As the case progresses, however, Pearce commits suicide and Rosemary's husband dies under suspicious circumstances. The actual perpetrator of Gifford's murder is determined at the latter stages of the mystery. Morse displays his penchant for shrewd analysis, as he evaluates the possible relevance of items such as post cards, expensive paintings, and time stamped parking tickets to the Gifford murder. Ultimately, solving the case hinged upon the presence of a Jaguar automobile at the edge of the forest and a clever bit of trickery involving car keys. For the most part, the character portrayals are excellent. Mel Martin, in particular, played the role of the vain, selfish, and manipulative Rosemary to perfection.
This mystery was also characterized by some unusual and humorous elements.

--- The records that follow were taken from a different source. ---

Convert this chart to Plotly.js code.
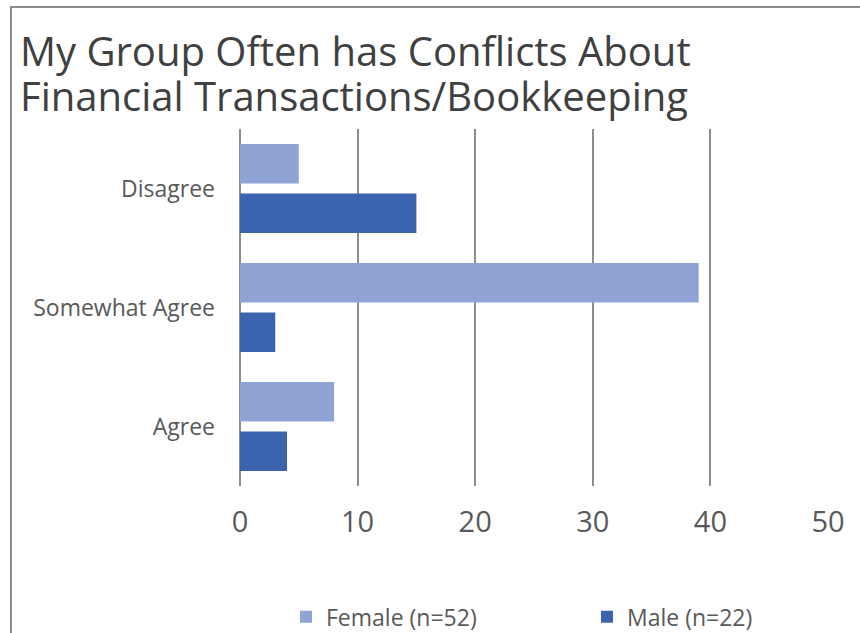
<!DOCTYPE html>
<html>
<head>
<meta charset="utf-8">
<script src="https://cdn.plot.ly/plotly-3.0.1.min.js"></script>
<style>
  html, body { margin: 0; padding: 0; background: #fff; }
  #wrap { position: relative; width: 860px; height: 633px; overflow: hidden; }
  #chart { position: absolute; left: 0; top: 0; width: 860px; height: 633px; }
  #frame { position: absolute; left: 10px; top: 6px; width: 900px; height: 700px;
           border-left: 2px solid #8c8c8c; border-top: 2px solid #8c8c8c; pointer-events: none; }
</style>
</head>
<body>
<div id="wrap">
  <div id="chart"></div>
  <div id="frame"></div>
</div>
<script>
const categories = ["Disagree", "Somewhat Agree", "Agree"];
const femaleValues = [5, 39, 8];
const maleValues = [15, 3, 4];
const seriesNames = ["Female (n=52)", "Male (n=22)"];
const xTicks = [0, 10, 20, 30, 40, 50];
const titleLines = ["My Group Often has Conflicts About", "Financial Transactions/Bookkeeping"];

const FONT = "Open Sans, Noto Sans, sans-serif";

const traces = [
  {
    type: "bar", orientation: "h",
    name: seriesNames[0],
    y: categories, x: femaleValues,
    marker: { color: "#8FA3D5" },
    legend: "legend",
    hoverinfo: "x+name"
  },
  {
    type: "bar", orientation: "h",
    name: seriesNames[1],
    y: categories, x: maleValues,
    marker: { color: "#3C64AE" },
    legend: "legend2",
    hoverinfo: "x+name"
  }
];

const legendBase = {
  orientation: "h",
  xref: "container", yref: "container",
  xanchor: "left", yanchor: "middle",
  y: 1 - 616.7 / 633,
  font: { family: FONT, size: 23, color: "#595959" },
  bgcolor: "rgba(0,0,0,0)"
};

const titleFont = { family: FONT, size: 40, color: "#404040" };

const layout = {
  width: 860, height: 633,
  paper_bgcolor: "rgba(0,0,0,0)",
  plot_bgcolor: "rgba(0,0,0,0)",
  margin: { l: 240, r: 31.5, t: 129.4, b: 147.1, pad: 0, autoexpand: false },
  barmode: "group",
  bargap: 0.167,
  bargroupgap: 0.2,
  font: { family: FONT, color: "#595959" },
  annotations: [
    {
      text: titleLines[0], showarrow: false,
      xref: "paper", yref: "paper",
      x: (18 - 240) / 588.5, xanchor: "left",
      y: 1 + (129.4 - 51) / 356.5, yanchor: "middle",
      font: titleFont
    },
    {
      text: titleLines[1], showarrow: false,
      xref: "paper", yref: "paper",
      x: (18 - 240) / 588.5, xanchor: "left",
      y: 1 + (129.4 - 96) / 356.5, yanchor: "middle",
      font: titleFont
    }
  ],
  xaxis: {
    range: [0, 50],
    tickvals: xTicks,
    ticktext: xTicks.map(String),
    showgrid: true, gridcolor: "#8c8c8c", gridwidth: 2,
    zeroline: true, zerolinecolor: "#8c8c8c", zerolinewidth: 2,
    showline: false, ticks: "",
    tickfont: { family: FONT, size: 29, color: "#595959" },
    ticklabelstandoff: 16,
    automargin: false,
    fixedrange: true
  },
  yaxis: {
    categoryorder: "array",
    categoryarray: categories,
    autorange: "reversed",
    showgrid: false, zeroline: false, showline: false, ticks: "",
    tickfont: { family: FONT, size: 23, color: "#595959" },
    ticklabelstandoff: 24,
    automargin: false,
    fixedrange: true
  },
  legend: Object.assign({}, legendBase, { x: 286 / 860 }),
  legend2: Object.assign({}, legendBase, { x: 587 / 860 }),
  showlegend: true
};

Plotly.newPlot("chart", traces, layout, { displayModeBar: false, staticPlot: true });
</script>
</body>
</html>
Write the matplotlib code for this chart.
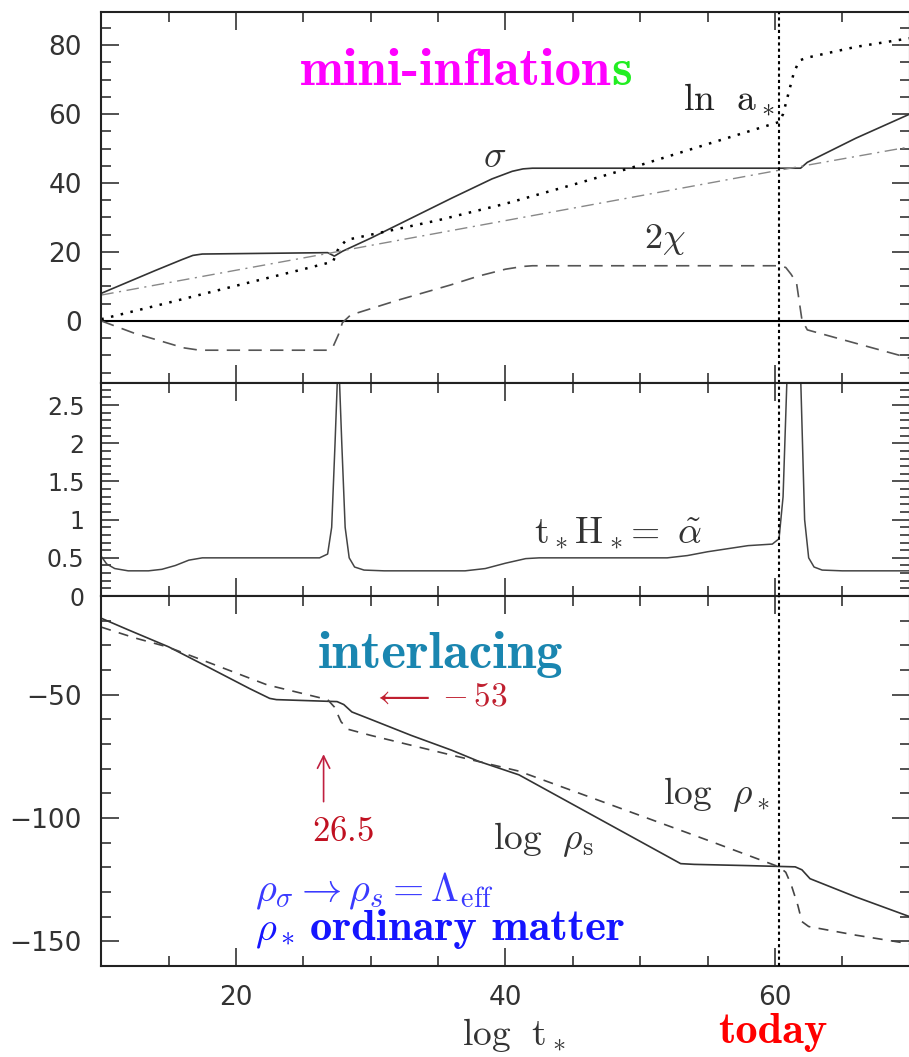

The viewer is confronted with Morse embarking on a potentially romantic relationship with a female pathologist; moreover, Morse is actually invited by an attractive call girl (Camilla) to sample her charms on a gratis basis. Morse's uncomfortable reactions to the overtures of the call girl are both predictable and humorous."
Parsifal and Red Herrings
William J. Thor | Vero Beach | 04/10/2007
(3 out of 5 stars)
"Early on we find Morse relaxing at home listening to Wagner's "Parsifal." Shortly thereafter he misplaces his tickets for that same opera and another opera "Der Rosenkavalier" is casually mentioned. However, that's the end of the opera trail as it has no effect on the actual mystery - although the tickets are eventually found and this diversion becomes part of a nice sidebar between Dr. Grayling Russell, the pathologist, and Morse which continues to run throughout the entry. The mystery involves two murders and a suicide with many suspects - too many? The tale is sprinkled with red herrings and various tangents to lead us a merry chase toward a resolution keyed by a ploy Morse conceives to ensnare the culprits. I initially gave this three stars, but subsequent viewing leads to a better informed four stars."